Based on a novel by Elizabeth Bowen, the film is set in 1920 in rural Ireland and tells of the genteel decline of a group of Anglo-Irish aristocrats, descendants of wealthy English who settled in Ireland generations ago and now identify as Irish. These aristocrats are caught between the Irish fighting for independence and the English trying to subdue them. The Naylors, Sir Richard (Michael Gambon) and his wife, Lady Myra (Maggie Smith), and their house guests (Lambert Wilson, Jane Birkin and Fiona Shaw) are members of this precariously bi-national society, keeping a British stiff upper lip while guardedly sympathizing with the Irish.
Keeley Hawes is likable enough as Lois, Sir Richard's niece, who has been raised by her aunt and uncle. Lois' rambunctious charms have enraptured a British army captain, Gerald Colthurst (David Tennant), but her tentative affections lie with a childhood friend, Peter Connolly (Gary Lydon), an Irish rebel.

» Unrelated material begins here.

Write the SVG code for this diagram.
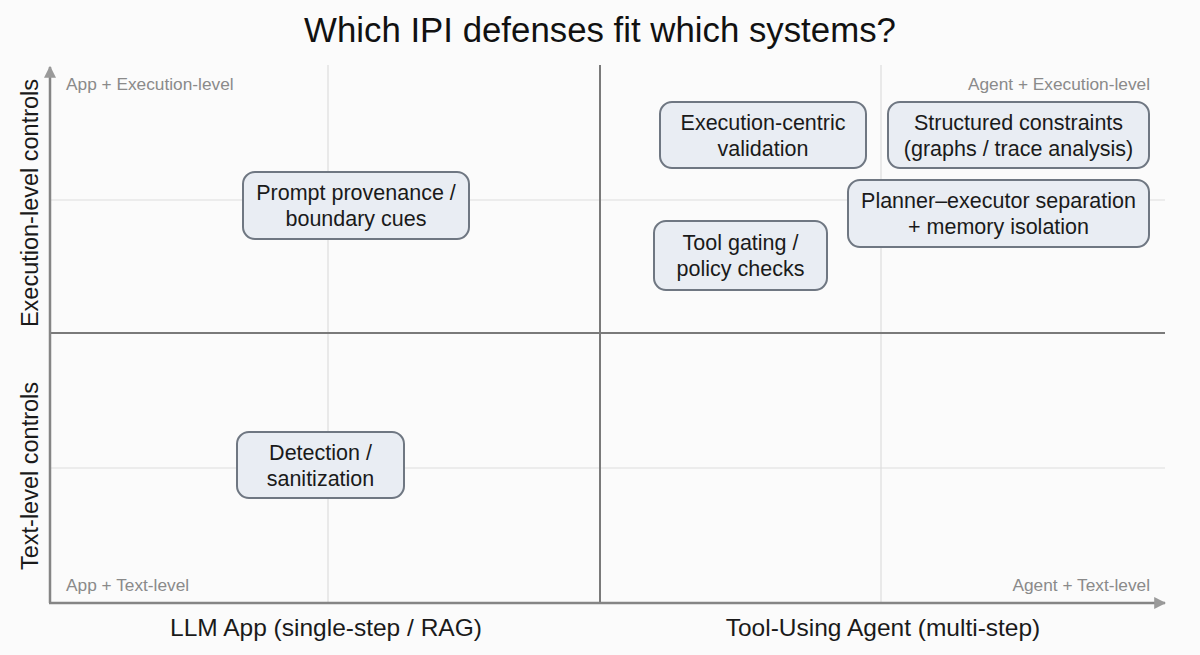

Lois helps Peter evade the British army, and he rewards her with surprisingly vicious treatment. It's hinted that Lois withstands Peter's abuse because she loves him, but we never see compelling evidence--Hawes' portrayal suggests, intentionally or not, that Lois' attraction to him stems more from youthful rebellion than genuine emotion.
Similarly, the distaste of Lois' guardians, in particular Lady Myra, toward a potential love match between Lois and bourgeois British soldier Gerald appears to come from old-fashioned moneyed snobbery rather than any Irish loyalty. The people around Lois are in no way tragically oblivious or all that regretful that the end of their easy lifestyle is nigh. The family's casual resignation might be denial, but with John Banville's vague script, it seems as painless to Lois' family as shrugging off a loss at a tennis match, which makes it all the more incongruous that director Deborah Warner depicts the tale with such foreboding. She films nearly every scene with the camera peering furtively at the action, from behind foliage or through a window. This device suggests some prowling menace, stalking the doomed aristocracy, but there's a stronger sense that first-time director Warner wasn't sure where else to point the camera--it's more distracting than ominous.
In one of the film's opening scenes, a single petal falls from a bouquet of fully bloomed roses arranged in a vase, carefully illustrating that the glory days of the Irish-English aristocracy have wilted. But the metaphor is perhaps too apt for this film--generally, the plight of this blithe aristocratic family seems about as dire as the nuisance of flowers withering in the drawing room.